SeeMore: a Spatiotemporal Predictive Model with Bidirectional Distillation and Level-Specific Meta-Adaptation
Yuqing Ma,Wei Liu,Yajun Gao,Yang Yuan,Shihao Bai,Haotong Qin,Xianglong Liu
DOI: https://doi.org/10.1007/s11432-022-3859-8
2024-01-01
Science China Information Sciences
Abstract:Predicting future frames using historical spatiotemporal data sequences is challenging and critical, and it is receiving a lot of attention these days from academic and industrial scholars. Most spatiotemporal predictive algorithms ignore the valuable backward reasoning ability and the disparate learning complexities among different layers and hence, cannot build good long-term dependencies and spatial correlations,resulting in suboptimal solutions. To address the aforementioned issues, we propose a two-stage coarse-to-fine spatiotemporal predictive model with bidirectional distillation and level-specific meta-adaptation(See More)in this paper, which includes a bidirectional distillation network(BDN) and a level-specific meta-adapter(LMA), to gain bidirectional multilevel reasoning. In the first stage, BDN concentrates on bidirectional dynamics modeling and coarsely constructs spatial correlations of different layers, while LMA is introduced in the second fine-tuning stage to refine the multilevel spatial correlations from a meta-learning perspective.In particular, BDN mimics the forward and backward reasoning abilities of humans in a distillation manner,which aids in the development of long-term dependencies. The LMA views learning of different layers as disparate but related tasks and guides the transfer of learning experiences among these tasks through learning complexities.
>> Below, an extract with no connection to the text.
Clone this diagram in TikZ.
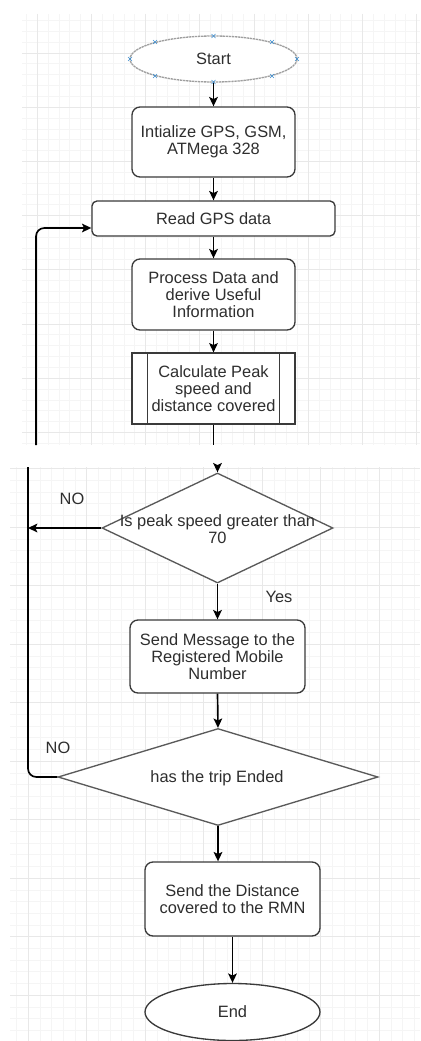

Thus, each layer could be closer to its solutions and could extract more informative spatial correlations. By capturing the enhanced short-term spatial correlations and long-term temporal dependencies,the proposed model could extract adequate knowledge from sequential historical observations and accurately predict future frames whose backtracking preconditions are consistent with the historical sequence. Our work is general and robust enough to be integrated into most spatiotemporal predictive models without requiring additional computation or memory cost during inference. Extensive experiments on four widely used predictive learning benchmarks validated the proposed model's effectiveness in comparison to state-of-the-art approaches(e.g., 10.6% improvement of Mean Squared Error on the Moving MNIST dataset).